Logistics of an Israeli Strike on Iran: An Informed View from Germany Posted By David P. Goldman
URL to article: http://pjmedia.com/spengler/2012/02/17/logistics-of-an-israeli-strike-on-iran-an-informed-view-from-germany/
There are plenty of analysts who deal with the logistics of nuclear weapons and their interdiction in the abstract, and a very few who have dealt with the matter as an existential issue. Apart from the Israelis, for whom Iranian nuclear capability represents an existential threat, the list is short. The German defense expert Hans Rühle headed the Policy Planning Staff of Germany’s Defense Ministry during the 1980s, when the US installed the medium-range Pershing missiles in Germany and undercut Russia’s military advantage in the European theater. A nuclear exchange with Russia remained a live possibility in those days; after the Cuban Missile Crisis, the high water mark for strategic risk during the Cold War came in 1983, when then-Soviet premier Andropov declared a nuclear alert, ostensibly in response to NATO’s “Able Archer” exercise, but really as an attempt to panic the Germans.

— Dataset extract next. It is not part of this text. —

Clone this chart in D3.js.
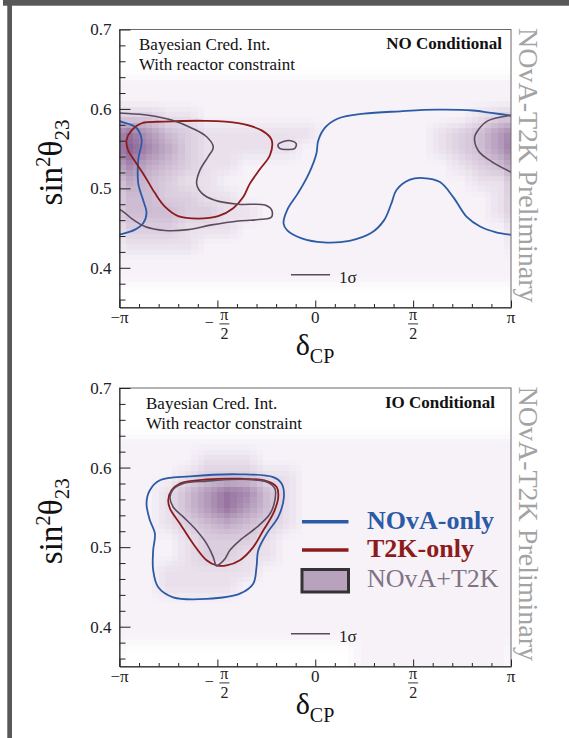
<!DOCTYPE html>
<html><head><meta charset="utf-8">
<script src="https://cdn.jsdelivr.net/npm/d3@7"></script>
<style>html,body{margin:0;padding:0;background:#fff;} svg{display:block}</style>
</head><body>
<svg id="chart" width="569" height="738"></svg>
<script>
// ---------------- DATA ----------------
// delta_CP stored in units of pi; sin^2(theta23) as is
const xTickValues = [-1, -0.5, 0, 0.5, 1];
const xTickLabels = ["−π", "−π/2", "0", "π/2", "π"];
const yTickValues = [0.4, 0.5, 0.6, 0.7];
const panelTitles = ["NO Conditional", "IO Conditional"];
const infoLines = ["Bayesian Cred. Int.", "With reactor constraint"];
const sigmaLabel = "1σ";
const legendLabels = ["NOvA-only", "T2K-only", "NOvA+T2K"];
const sideLabel = "NOvA-T2K Preliminary";

// density grids (NOvA+T2K posterior), rows centred at sin2 = 0.65 down to 0.37 (step 0.02),
// columns centred at delta/pi = -0.95 .. 0.95 (step 0.1); values 0 (none) .. 9 (max)
const densityNO = [
  "00000000000000000000",
  "11111111111111111111",
  "11111111111111111111",
  "33221111111111111123",
  "86432222221111112346",
  "97532222211111112346",
  "75432211111111111234",
  "54322111111111111122",
  "44332211111111111112",
  "44433221111111111112",
  "33322211111111111111",
  "22221111111111111111",
  "11111111111111111111",
  "11111111111111111111",
  "00000000000000000000"
];
const densityIO = [
  "00000000000000000000",
  "11111111111111111111",
  "11112221111111111111",
  "11123332211111111111",
  "11246874211111111111",
  "11246864211111111111",
  "11234543211111111111",
  "11123332111111111111",
  "11123322111111111111",
  "11222221111111111111",
  "11222211111111111111",
  "11111111111111111111",
  "11111111111111111111",
  "11111111111111111111",
  "00000000000011111111"
];

// NO conditional contours
const noNovaMain = [[1.02,0.591],[0.9,0.595],[0.806,0.598],[0.62,0.599],[0.434,0.597],[0.248,0.594],[0.117,0.588],[0.052,0.577],[0.015,0.56],[0.006,0.544],[-0.032,0.519],[-0.088,0.494],[-0.143,0.473],[-0.162,0.456],[-0.143,0.447],[-0.069,0.437],[0.043,0.432],[0.175,0.434],[0.287,0.444],[0.352,0.46],[0.389,0.481],[0.415,0.498],[0.484,0.511],[0.552,0.513],[0.637,0.508],[0.705,0.489],[0.774,0.464],[0.842,0.452],[0.92,0.445],[1.02,0.441]];
const noNovaWrap = [[-1.02,0.586],[-0.98,0.583],[-0.913,0.576],[-0.887,0.561],[-0.904,0.536],[-0.904,0.506],[-0.879,0.485],[-0.862,0.469],[-0.879,0.456],[-0.921,0.448],[-0.98,0.443],[-1.02,0.441]];
const noT2K = [[-0.964,0.561],[-0.938,0.573],[-0.887,0.582],[-0.768,0.584],[-0.564,0.585],[-0.393,0.582],[-0.274,0.573],[-0.223,0.561],[-0.231,0.542],[-0.283,0.524],[-0.334,0.506],[-0.368,0.489],[-0.419,0.475],[-0.496,0.465],[-0.598,0.462],[-0.700,0.465],[-0.768,0.477],[-0.819,0.494],[-0.870,0.515],[-0.921,0.534],[-0.956,0.548]];
const noComboMain = [[-1.02,0.595],[-0.98,0.5945],[-0.853,0.592],[-0.734,0.586],[-0.632,0.576],[-0.555,0.565],[-0.521,0.552],[-0.547,0.540],[-0.589,0.523],[-0.606,0.506],[-0.580,0.494],[-0.513,0.485],[-0.393,0.480],[-0.257,0.479],[-0.223,0.473],[-0.223,0.464],[-0.274,0.461],[-0.393,0.459],[-0.529,0.454],[-0.649,0.448],[-0.768,0.447],[-0.870,0.452],[-0.938,0.462],[-0.98,0.4705],[-1.02,0.476]];
const noComboIsland = [[-0.190,0.555],[-0.162,0.559],[-0.125,0.560],[-0.097,0.556],[-0.106,0.550],[-0.143,0.549],[-0.180,0.550]];
const noComboWrap = [[1.02,0.5925],[0.881,0.585],[0.834,0.574],[0.814,0.564],[0.834,0.547],[0.899,0.534],[1.02,0.518]];

// IO conditional contours
const ioNova = [[-0.862,0.555],[-0.845,0.5715],[-0.794,0.584],[-0.640,0.589],[-0.385,0.5915],[-0.215,0.588],[-0.172,0.580],[-0.160,0.563],[-0.189,0.538],[-0.248,0.517],[-0.291,0.496],[-0.300,0.475],[-0.317,0.454],[-0.385,0.4415],[-0.555,0.435],[-0.726,0.437],[-0.802,0.4495],[-0.828,0.471],[-0.828,0.496],[-0.819,0.517],[-0.845,0.534]];
const ioT2K = [[-0.751,0.559],[-0.734,0.5715],[-0.691,0.580],[-0.555,0.585],[-0.385,0.586],[-0.248,0.583],[-0.197,0.5755],[-0.189,0.563],[-0.215,0.542],[-0.266,0.521],[-0.317,0.500],[-0.385,0.4835],[-0.453,0.477],[-0.504,0.477],[-0.555,0.4835],[-0.623,0.504],[-0.691,0.5295],[-0.742,0.5485]];
const ioCombo = [[-0.742,0.563],[-0.726,0.5725],[-0.674,0.580],[-0.555,0.583],[-0.385,0.585],[-0.248,0.582],[-0.206,0.5735],[-0.206,0.559],[-0.231,0.542],[-0.299,0.525],[-0.385,0.5085],[-0.436,0.496],[-0.461,0.4855],[-0.487,0.479],[-0.506,0.4765],[-0.512,0.480],[-0.521,0.4875],[-0.555,0.5045],[-0.606,0.521],[-0.674,0.538],[-0.726,0.5505]];

// ---------------- DRAWING ----------------
const FONT = "'Liberation Serif','Times New Roman',Times,serif";
const BLUE = "#2b5ba6", RED = "#8e1b1b", COMBO = "#5c4b5e";
const svg = d3.select("#chart");
const X0 = 119.5, X1 = 511;

// outer page border
svg.append("rect").attr("x", 3).attr("y", 0).attr("width", 566).attr("height", 5.7).attr("fill", "#585858");
svg.append("rect").attr("x", 7.3).attr("y", 0).attr("width", 4.7).attr("height", 738).attr("fill", "#585858");

const defs = svg.append("defs");
const dens = d3.scaleLinear().domain([0, 1, 9]).range(["#ffffff", "#f6f2f8", "#8a6394"]).interpolate(d3.interpolateRgb).clamp(true);

// bilinear sampling of a density grid (periodic in delta)
function sample(grid, d, s) {
  const nr = grid.length, nc = grid[0].length;
  const fc = (d + 0.95) / 0.1;
  let fr = (0.65 - s) / 0.02;
  fr = Math.max(0, Math.min(nr - 1, fr));
  const c0 = Math.floor(fc), t = fc - c0;
  const r0 = Math.min(nr - 2, Math.floor(fr)), u = fr - r0;
  const g = (r, c) => +grid[r][((c % nc) + nc) % nc];
  return (1 - u) * ((1 - t) * g(r0, c0) + t * g(r0, c0 + 1)) + u * ((1 - t) * g(r0 + 1, c0) + t * g(r0 + 1, c0 + 1));
}

const panels = [
  { y0: 29.5, y1: 307.5, density: densityNO, title: panelTitles[0], infoX: 139, titleX: 502,
    contours: [
      { pts: noNovaMain, color: BLUE, closed: false },
      { pts: noNovaWrap, color: BLUE, closed: false },
      { pts: noT2K, color: RED, closed: true },
      { pts: noComboMain, color: COMBO, closed: false },
      { pts: noComboIsland, color: COMBO, closed: true },
      { pts: noComboWrap, color: COMBO, closed: false }
    ], legend: false },
  { y0: 388, y1: 666.5, density: densityIO, title: panelTitles[1], infoX: 146, titleX: 495,
    contours: [
      { pts: ioNova, color: BLUE, closed: true },
      { pts: ioT2K, color: RED, closed: true },
      { pts: ioCombo, color: COMBO, closed: true }
    ], legend: true }
];

panels.forEach((p, pi) => {
  const x = d3.scaleLinear().domain([-1, 1]).range([X0, X1]);
  const y = d3.scaleLinear().domain([0.35, 0.7]).range([p.y1, p.y0]);
  const g = svg.append("g");

  const clipId = "clip" + pi;
  defs.append("clipPath").attr("id", clipId).append("rect")
    .attr("x", X0).attr("y", p.y0).attr("width", X1 - X0).attr("height", p.y1 - p.y0);

  // density map rendered on a fine raster (bilinear between grid centres)
  const cells = [];
  const nx = 60, dd = 2 / nx, ds = 0.02 / 3;
  for (let i = 0; i < nx; i++) {
    for (let j = 0; j < 48; j++) {
      const s0 = 0.35 + j * ds;
      const d0 = -1 + i * dd;
      const v = sample(p.density, d0 + dd / 2, s0 + ds / 2);
      if (v > 0.08) cells.push({ d0, d1: d0 + dd, s0, s1: s0 + ds, v });
    }
  }
  const hm = g.append("g").attr("clip-path", `url(#${clipId})`);
  hm.selectAll("rect").data(cells).join("rect")
    .attr("x", d => x(d.d0)).attr("width", d => x(d.d1) - x(d.d0) + 0.5)
    .attr("y", d => y(d.s1)).attr("height", d => y(d.s0) - y(d.s1) + 0.5)
    .attr("fill", d => dens(d.v)).attr("shape-rendering", "crispEdges");

  // contours
  const lineOpen = d3.line().x(d => x(d[0])).y(d => y(d[1])).curve(d3.curveCatmullRom.alpha(0.5));
  const lineClosed = d3.line().x(d => x(d[0])).y(d => y(d[1])).curve(d3.curveCatmullRomClosed.alpha(0.5));
  const cg = g.append("g").attr("clip-path", `url(#${clipId})`);
  cg.selectAll("path").data(p.contours).join("path")
    .attr("d", d => (d.closed ? lineClosed : lineOpen)(d.pts))
    .attr("fill", "none").attr("stroke", d => d.color)
    .attr("stroke-width", d => d.color === COMBO ? 1.6 : 1.8);

  // frame
  g.append("rect").attr("x", X0).attr("y", p.y0).attr("width", X1 - X0).attr("height", p.y1 - p.y0)
    .attr("fill", "none").attr("stroke", "#6a6a6a").attr("stroke-width", 1);

  // y axis
  const yMinor = d3.range(0.36, 0.7, 0.02).filter(v => !yTickValues.some(t => Math.abs(t - v) < 1e-6));
  const ya = g.append("g").attr("transform", `translate(${X0},0)`)
    .call(d3.axisLeft(y).tickValues(yTickValues).tickSize(-11).tickSizeOuter(0).tickPadding(8).tickFormat(d3.format(".1f")));
  ya.attr("font-family", FONT).attr("font-size", 17).attr("color", "#222");
  const ym = g.append("g").attr("transform", `translate(${X0},0)`)
    .call(d3.axisLeft(y).tickValues(yMinor).tickSize(-6).tickSizeOuter(0).tickFormat(""));
  ym.attr("color", "#222"); ym.select(".domain").remove();

  // x axis
  const xMinor = d3.range(-0.9, 1, 0.1).filter(v => !xTickValues.some(t => Math.abs(t - v) < 1e-6));
  const xa = g.append("g").attr("transform", `translate(0,${p.y1})`)
    .call(d3.axisBottom(x).tickValues(xTickValues).tickSize(-7).tickSizeOuter(0).tickFormat(""));
  xa.attr("color", "#222");
  const xm = g.append("g").attr("transform", `translate(0,${p.y1})`)
    .call(d3.axisBottom(x).tickValues(xMinor).tickSize(-3.5).tickSizeOuter(0).tickFormat(""));
  xm.attr("color", "#222"); xm.select(".domain").remove();

  // x tick labels (with fractions)
  xTickValues.forEach((v, i) => {
    const lab = xTickLabels[i];
    const lg = g.append("g").attr("transform", `translate(${x(v)},${p.y1})`)
      .attr("font-family", FONT).attr("font-size", 16).attr("fill", "#222");
    if (lab.includes("/")) {
      let body = lab, dx = 0;
      if (lab.startsWith("−")) {
        body = lab.slice(1); dx = 7;
        lg.append("text").attr("x", -8).attr("y", 20).attr("text-anchor", "middle").text("−");
      }
      const [num, den] = body.split("/");
      lg.append("text").attr("x", dx).attr("y", 12.8).attr("text-anchor", "middle").text(num);
      lg.append("line").attr("x1", dx - 5).attr("x2", dx + 5).attr("y1", 16.4).attr("y2", 16.4)
        .attr("stroke", "#222").attr("stroke-width", 0.9);
      lg.append("text").attr("x", dx).attr("y", 31).attr("text-anchor", "middle").text(den);
    } else {
      lg.append("text").attr("x", 0).attr("y", 15.5).attr("text-anchor", "middle").attr("font-size", 17).text(lab);
    }
  });

  // axis titles
  const xt = g.append("text").attr("x", 315).attr("y", p.y1 + 47.5).attr("text-anchor", "middle")
    .attr("font-family", FONT).attr("font-size", 30).attr("fill", "#111");
  xt.append("tspan").text("δ");
  xt.append("tspan").attr("dy", 8).attr("font-size", 20).text("CP");

  const yc = (p.y0 + p.y1) / 2 - 6;
  const yt = g.append("text").attr("transform", `translate(62,${yc}) rotate(-90)`).attr("text-anchor", "middle")
    .attr("font-family", FONT).attr("font-size", 33).attr("fill", "#111");
  yt.append("tspan").text("sin");
  yt.append("tspan").attr("dy", -12).attr("font-size", 21).text("2");
  yt.append("tspan").attr("dy", 12).text("θ");
  yt.append("tspan").attr("dy", 7).attr("font-size", 21).text("23");

  // info texts
  infoLines.forEach((t, i) => {
    g.append("text").attr("x", p.infoX).attr("y", p.y0 + 20.5 + 20 * i)
      .attr("font-family", FONT).attr("font-size", 17).attr("fill", "#111").text(t);
  });
  g.append("text").attr("x", p.titleX).attr("y", p.y0 + 19.5).attr("text-anchor", "end")
    .attr("font-family", FONT).attr("font-size", 17).attr("font-weight", "bold").attr("fill", "#111").text(p.title);

  // 1 sigma key
  g.append("line").attr("x1", 291).attr("x2", 330).attr("y1", p.y1 - 32.7).attr("y2", p.y1 - 32.7)
    .attr("stroke", COMBO).attr("stroke-width", 1.5);
  g.append("text").attr("x", 339).attr("y", p.y1 - 24.5)
    .attr("font-family", FONT).attr("font-size", 17).attr("fill", "#222").text(sigmaLabel);

  // side label
  g.append("text").attr("transform", `translate(519,${p.y0 - 1.5}) rotate(90)`)
    .attr("font-family", FONT).attr("font-size", 28).attr("fill", "#a3a3a3").text(sideLabel);

  // legend
  if (p.legend) {
    const lx = 302, lw = 46.5, tx = 367;
    g.append("line").attr("x1", lx).attr("x2", lx + lw).attr("y1", 521.7).attr("y2", 521.7)
      .attr("stroke", BLUE).attr("stroke-width", 3.6);
    g.append("text").attr("x", tx).attr("y", 528.5).attr("font-family", FONT).attr("font-size", 26)
      .attr("font-weight", "bold").attr("fill", BLUE).text(legendLabels[0]);
    g.append("line").attr("x1", lx).attr("x2", lx + lw).attr("y1", 550).attr("y2", 550)
      .attr("stroke", RED).attr("stroke-width", 3.6);
    g.append("text").attr("x", tx).attr("y", 557).attr("font-family", FONT).attr("font-size", 26)
      .attr("font-weight", "bold").attr("fill", RED).text(legendLabels[1]);
    g.append("rect").attr("x", lx).attr("y", 569.5).attr("width", lw).attr("height", 22.5)
      .attr("fill", "#b9a2be").attr("stroke", "#333").attr("stroke-width", 3);
    g.append("text").attr("x", tx).attr("y", 587).attr("font-family", FONT).attr("font-size", 26)
      .attr("fill", "#807384").text(legendLabels[2]);
  }
});
</script></body></html>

Hans Rühle was one of the toughest and most perspicacious analysts in those heady ways. Today he evaluates Israel’s capacity to knock out Iran’s nuclear program in an essay in the German conservative daily Die Welt. It is worth reading (for non-German speakers, there’s Google Translate).
Rühle is highly confident that Israel could knock out Iran’s nuclear program for a decade or more with about 25 of its 87 F-15 fighter-bombers and a smaller number of its F-16′s. Each of the F-15′s would carry two of the GBU-28 bunker busters, with the F-16′s armed with smaller bombs. Rühle writes
There are 25 to 30 installations in Iran which are exclusively or predominately dedicated to the nuclear program. Six of them are targets of the first rank: the uranium enrichment facility at Natanz, the conversion works in Isfahan, the heavy water reactor in Arak, the weapons and munitions production facility in Parchin, the uranium enrichment facility in Fordow, and the Bushehr light water reactor.
The location, nature, and defenses as well as (with some limitations) the type of installed anti-aircraft systems are extensively known.